Restate the material word for word and leave out anything that is a picture.

◆ ◆ ◆

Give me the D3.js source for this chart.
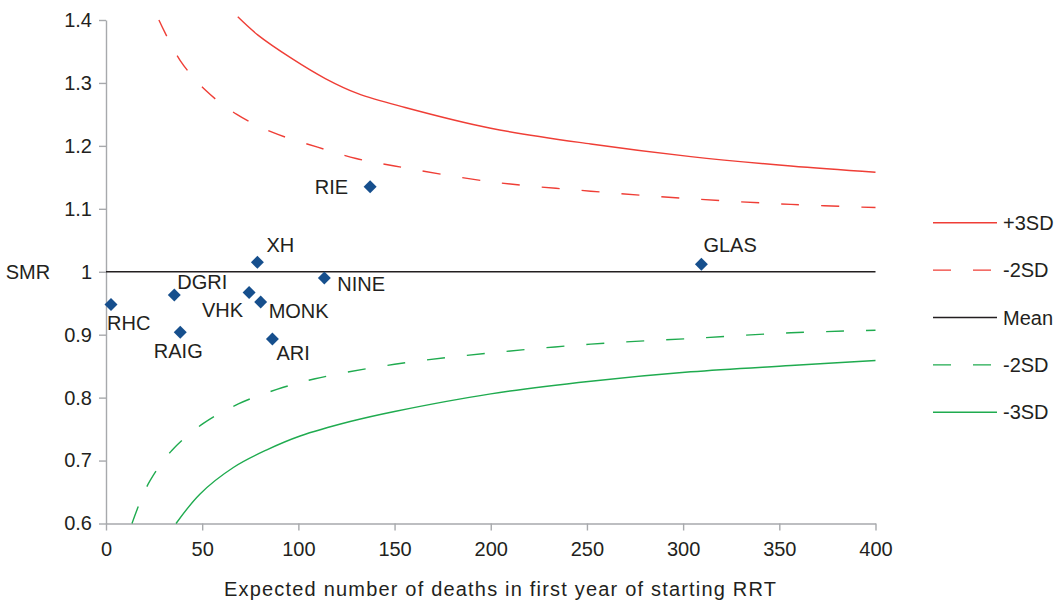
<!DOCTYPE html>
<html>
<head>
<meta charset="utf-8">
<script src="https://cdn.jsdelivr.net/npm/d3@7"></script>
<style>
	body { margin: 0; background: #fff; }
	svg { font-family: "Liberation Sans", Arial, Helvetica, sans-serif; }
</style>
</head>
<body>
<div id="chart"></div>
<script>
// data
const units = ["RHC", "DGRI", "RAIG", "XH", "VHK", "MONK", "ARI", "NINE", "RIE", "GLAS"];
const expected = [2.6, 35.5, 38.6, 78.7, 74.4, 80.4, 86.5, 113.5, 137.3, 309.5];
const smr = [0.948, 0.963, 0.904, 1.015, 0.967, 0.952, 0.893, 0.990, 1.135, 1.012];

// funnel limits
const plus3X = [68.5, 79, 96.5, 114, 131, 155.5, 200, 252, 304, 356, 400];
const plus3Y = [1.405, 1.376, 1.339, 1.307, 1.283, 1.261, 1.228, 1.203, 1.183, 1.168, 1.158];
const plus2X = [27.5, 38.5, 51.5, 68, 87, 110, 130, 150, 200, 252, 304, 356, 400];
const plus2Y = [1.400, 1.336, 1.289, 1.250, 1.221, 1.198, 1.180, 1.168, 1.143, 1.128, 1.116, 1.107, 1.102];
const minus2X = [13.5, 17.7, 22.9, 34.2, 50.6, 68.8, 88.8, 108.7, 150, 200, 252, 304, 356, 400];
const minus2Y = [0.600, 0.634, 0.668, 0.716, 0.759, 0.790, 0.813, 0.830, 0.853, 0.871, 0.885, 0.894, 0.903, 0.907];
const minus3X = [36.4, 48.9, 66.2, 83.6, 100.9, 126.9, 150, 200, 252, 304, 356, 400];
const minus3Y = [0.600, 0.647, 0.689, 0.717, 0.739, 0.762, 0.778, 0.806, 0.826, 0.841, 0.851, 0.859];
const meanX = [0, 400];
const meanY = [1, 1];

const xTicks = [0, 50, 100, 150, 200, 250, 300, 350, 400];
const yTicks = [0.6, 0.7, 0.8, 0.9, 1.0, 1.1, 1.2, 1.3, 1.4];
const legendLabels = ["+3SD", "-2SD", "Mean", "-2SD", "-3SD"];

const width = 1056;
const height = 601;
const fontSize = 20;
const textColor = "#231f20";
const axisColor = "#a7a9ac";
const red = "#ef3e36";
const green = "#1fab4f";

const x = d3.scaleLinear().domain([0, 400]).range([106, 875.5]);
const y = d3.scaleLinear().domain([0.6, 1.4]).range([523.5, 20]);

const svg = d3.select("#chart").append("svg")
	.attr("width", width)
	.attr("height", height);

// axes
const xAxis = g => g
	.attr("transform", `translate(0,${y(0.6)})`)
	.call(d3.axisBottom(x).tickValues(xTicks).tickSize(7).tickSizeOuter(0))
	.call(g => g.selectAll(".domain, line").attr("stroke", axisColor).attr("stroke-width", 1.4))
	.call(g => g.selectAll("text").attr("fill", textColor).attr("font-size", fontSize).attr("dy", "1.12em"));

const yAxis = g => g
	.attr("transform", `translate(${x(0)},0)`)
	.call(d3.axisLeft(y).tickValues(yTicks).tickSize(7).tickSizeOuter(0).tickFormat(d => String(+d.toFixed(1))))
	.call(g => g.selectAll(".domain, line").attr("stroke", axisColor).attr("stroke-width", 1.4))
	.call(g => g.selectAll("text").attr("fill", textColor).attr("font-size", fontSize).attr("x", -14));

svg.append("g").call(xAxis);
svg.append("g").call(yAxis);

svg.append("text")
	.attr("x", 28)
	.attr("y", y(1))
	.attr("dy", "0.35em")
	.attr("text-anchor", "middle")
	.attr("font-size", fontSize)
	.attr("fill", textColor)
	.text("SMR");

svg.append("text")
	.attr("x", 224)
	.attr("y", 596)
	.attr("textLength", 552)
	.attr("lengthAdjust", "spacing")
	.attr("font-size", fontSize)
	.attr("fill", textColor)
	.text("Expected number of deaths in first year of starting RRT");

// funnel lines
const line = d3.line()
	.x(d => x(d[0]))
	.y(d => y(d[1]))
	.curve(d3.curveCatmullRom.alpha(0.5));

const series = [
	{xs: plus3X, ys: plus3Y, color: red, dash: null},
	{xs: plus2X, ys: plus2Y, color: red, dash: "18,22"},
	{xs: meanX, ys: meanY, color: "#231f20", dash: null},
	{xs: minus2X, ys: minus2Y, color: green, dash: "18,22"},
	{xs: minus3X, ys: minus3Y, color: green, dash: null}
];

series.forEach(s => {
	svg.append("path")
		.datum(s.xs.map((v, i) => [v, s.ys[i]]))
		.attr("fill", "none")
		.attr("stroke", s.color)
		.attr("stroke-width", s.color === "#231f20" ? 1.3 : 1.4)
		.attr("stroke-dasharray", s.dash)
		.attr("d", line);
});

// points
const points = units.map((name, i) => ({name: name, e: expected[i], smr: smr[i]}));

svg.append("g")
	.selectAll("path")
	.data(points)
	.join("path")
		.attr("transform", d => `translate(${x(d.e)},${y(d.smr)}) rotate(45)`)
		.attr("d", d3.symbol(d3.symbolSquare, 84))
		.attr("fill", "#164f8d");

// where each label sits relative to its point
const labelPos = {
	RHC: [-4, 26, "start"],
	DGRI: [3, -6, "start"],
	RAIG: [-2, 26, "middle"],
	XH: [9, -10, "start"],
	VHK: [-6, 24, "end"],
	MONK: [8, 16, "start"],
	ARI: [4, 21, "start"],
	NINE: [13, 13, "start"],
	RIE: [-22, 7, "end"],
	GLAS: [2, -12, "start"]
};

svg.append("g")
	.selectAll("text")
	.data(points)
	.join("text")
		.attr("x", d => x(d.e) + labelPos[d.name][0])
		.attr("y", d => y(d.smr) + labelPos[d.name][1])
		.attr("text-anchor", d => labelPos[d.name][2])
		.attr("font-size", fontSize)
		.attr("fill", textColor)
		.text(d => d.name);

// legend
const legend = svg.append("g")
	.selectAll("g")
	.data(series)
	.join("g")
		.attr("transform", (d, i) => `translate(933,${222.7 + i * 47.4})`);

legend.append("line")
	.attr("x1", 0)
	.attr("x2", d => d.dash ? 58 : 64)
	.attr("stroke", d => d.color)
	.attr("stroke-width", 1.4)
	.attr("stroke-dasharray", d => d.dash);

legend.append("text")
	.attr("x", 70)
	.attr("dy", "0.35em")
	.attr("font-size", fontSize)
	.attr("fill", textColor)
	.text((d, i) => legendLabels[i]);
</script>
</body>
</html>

◆ ◆ ◆

## Solution to the exercise
Give me the D3.js source for this chart.
<!DOCTYPE html>
<html>
<head>
<meta charset="utf-8">
<script src="https://cdn.jsdelivr.net/npm/d3@7"></script>
<style>
	body { margin: 0; background: #fff; }
	svg { font-family: "Liberation Sans", Arial, Helvetica, sans-serif; }
</style>
</head>
<body>
<div id="chart"></div>
<script>
// data
const units = ["RHC", "DGRI", "RAIG", "XH", "VHK", "MONK", "ARI", "NINE", "RIE", "GLAS"];
const expected = [2.6, 35.5, 38.6, 78.7, 74.4, 80.4, 86.5, 113.5, 137.3, 309.5];
const smr = [0.948, 0.963, 0.904, 1.015, 0.967, 0.952, 0.893, 0.990, 1.135, 1.012];

// funnel limits
const plus3X = [68.5, 79, 96.5, 114, 131, 155.5, 200, 252, 304, 356, 400];
const plus3Y = [1.405, 1.376, 1.339, 1.307, 1.283, 1.261, 1.228, 1.203, 1.183, 1.168, 1.158];
const plus2X = [27.5, 38.5, 51.5, 68, 87, 110, 130, 150, 200, 252, 304, 356, 400];
const plus2Y = [1.400, 1.336, 1.289, 1.250, 1.221, 1.198, 1.180, 1.168, 1.143, 1.128, 1.116, 1.107, 1.102];
const minus2X = [13.5, 17.7, 22.9, 34.2, 50.6, 68.8, 88.8, 108.7, 150, 200, 252, 304, 356, 400];
const minus2Y = [0.600, 0.634, 0.668, 0.716, 0.759, 0.790, 0.813, 0.830, 0.853, 0.871, 0.885, 0.894, 0.903, 0.907];
const minus3X = [36.4, 48.9, 66.2, 83.6, 100.9, 126.9, 150, 200, 252, 304, 356, 400];
const minus3Y = [0.600, 0.647, 0.689, 0.717, 0.739, 0.762, 0.778, 0.806, 0.826, 0.841, 0.851, 0.859];
const meanX = [0, 400];
const meanY = [1, 1];

const xTicks = [0, 50, 100, 150, 200, 250, 300, 350, 400];
const yTicks = [0.6, 0.7, 0.8, 0.9, 1.0, 1.1, 1.2, 1.3, 1.4];
const legendLabels = ["+3SD", "-2SD", "Mean", "-2SD", "-3SD"];

const width = 1056;
const height = 601;
const fontSize = 20;
const textColor = "#231f20";
const axisColor = "#a7a9ac";
const red = "#ef3e36";
const green = "#1fab4f";

const x = d3.scaleLinear().domain([0, 400]).range([106, 875.5]);
const y = d3.scaleLinear().domain([0.6, 1.4]).range([523.5, 20]);

const svg = d3.select("#chart").append("svg")
	.attr("width", width)
	.attr("height", height);

// axes
const xAxis = g => g
	.attr("transform", `translate(0,${y(0.6)})`)
	.call(d3.axisBottom(x).tickValues(xTicks).tickSize(7).tickSizeOuter(0))
	.call(g => g.selectAll(".domain, line").attr("stroke", axisColor).attr("stroke-width", 1.4))
	.call(g => g.selectAll("text").attr("fill", textColor).attr("font-size", fontSize).attr("dy", "1.12em"));

const yAxis = g => g
	.attr("transform", `translate(${x(0)},0)`)
	.call(d3.axisLeft(y).tickValues(yTicks).tickSize(7).tickSizeOuter(0).tickFormat(d => String(+d.toFixed(1))))
	.call(g => g.selectAll(".domain, line").attr("stroke", axisColor).attr("stroke-width", 1.4))
	.call(g => g.selectAll("text").attr("fill", textColor).attr("font-size", fontSize).attr("x", -14));

svg.append("g").call(xAxis);
svg.append("g").call(yAxis);

svg.append("text")
	.attr("x", 28)
	.attr("y", y(1))
	.attr("dy", "0.35em")
	.attr("text-anchor", "middle")
	.attr("font-size", fontSize)
	.attr("fill", textColor)
	.text("SMR");

svg.append("text")
	.attr("x", 224)
	.attr("y", 596)
	.attr("textLength", 552)
	.attr("lengthAdjust", "spacing")
	.attr("font-size", fontSize)
	.attr("fill", textColor)
	.text("Expected number of deaths in first year of starting RRT");

// funnel lines
const line = d3.line()
	.x(d => x(d[0]))
	.y(d => y(d[1]))
	.curve(d3.curveCatmullRom.alpha(0.5));

const series = [
	{xs: plus3X, ys: plus3Y, color: red, dash: null},
	{xs: plus2X, ys: plus2Y, color: red, dash: "18,22"},
	{xs: meanX, ys: meanY, color: "#231f20", dash: null},
	{xs: minus2X, ys: minus2Y, color: green, dash: "18,22"},
	{xs: minus3X, ys: minus3Y, color: green, dash: null}
];

series.forEach(s => {
	svg.append("path")
		.datum(s.xs.map((v, i) => [v, s.ys[i]]))
		.attr("fill", "none")
		.attr("stroke", s.color)
		.attr("stroke-width", s.color === "#231f20" ? 1.3 : 1.4)
		.attr("stroke-dasharray", s.dash)
		.attr("d", line);
});

// points
const points = units.map((name, i) => ({name: name, e: expected[i], smr: smr[i]}));

svg.append("g")
	.selectAll("path")
	.data(points)
	.join("path")
		.attr("transform", d => `translate(${x(d.e)},${y(d.smr)}) rotate(45)`)
		.attr("d", d3.symbol(d3.symbolSquare, 84))
		.attr("fill", "#164f8d");

// where each label sits relative to its point
const labelPos = {
	RHC: [-4, 26, "start"],
	DGRI: [3, -6, "start"],
	RAIG: [-2, 26, "middle"],
	XH: [9, -10, "start"],
	VHK: [-6, 24, "end"],
	MONK: [8, 16, "start"],
	ARI: [4, 21, "start"],
	NINE: [13, 13, "start"],
	RIE: [-22, 7, "end"],
	GLAS: [2, -12, "start"]
};

svg.append("g")
	.selectAll("text")
	.data(points)
	.join("text")
		.attr("x", d => x(d.e) + labelPos[d.name][0])
		.attr("y", d => y(d.smr) + labelPos[d.name][1])
		.attr("text-anchor", d => labelPos[d.name][2])
		.attr("font-size", fontSize)
		.attr("fill", textColor)
		.text(d => d.name);

// legend
const legend = svg.append("g")
	.selectAll("g")
	.data(series)
	.join("g")
		.attr("transform", (d, i) => `translate(933,${222.7 + i * 47.4})`);

legend.append("line")
	.attr("x1", 0)
	.attr("x2", d => d.dash ? 58 : 64)
	.attr("stroke", d => d.color)
	.attr("stroke-width", 1.4)
	.attr("stroke-dasharray", d => d.dash);

legend.append("text")
	.attr("x", 70)
	.attr("dy", "0.35em")
	.attr("font-size", fontSize)
	.attr("fill", textColor)
	.text((d, i) => legendLabels[i]);
</script>
</body>
</html>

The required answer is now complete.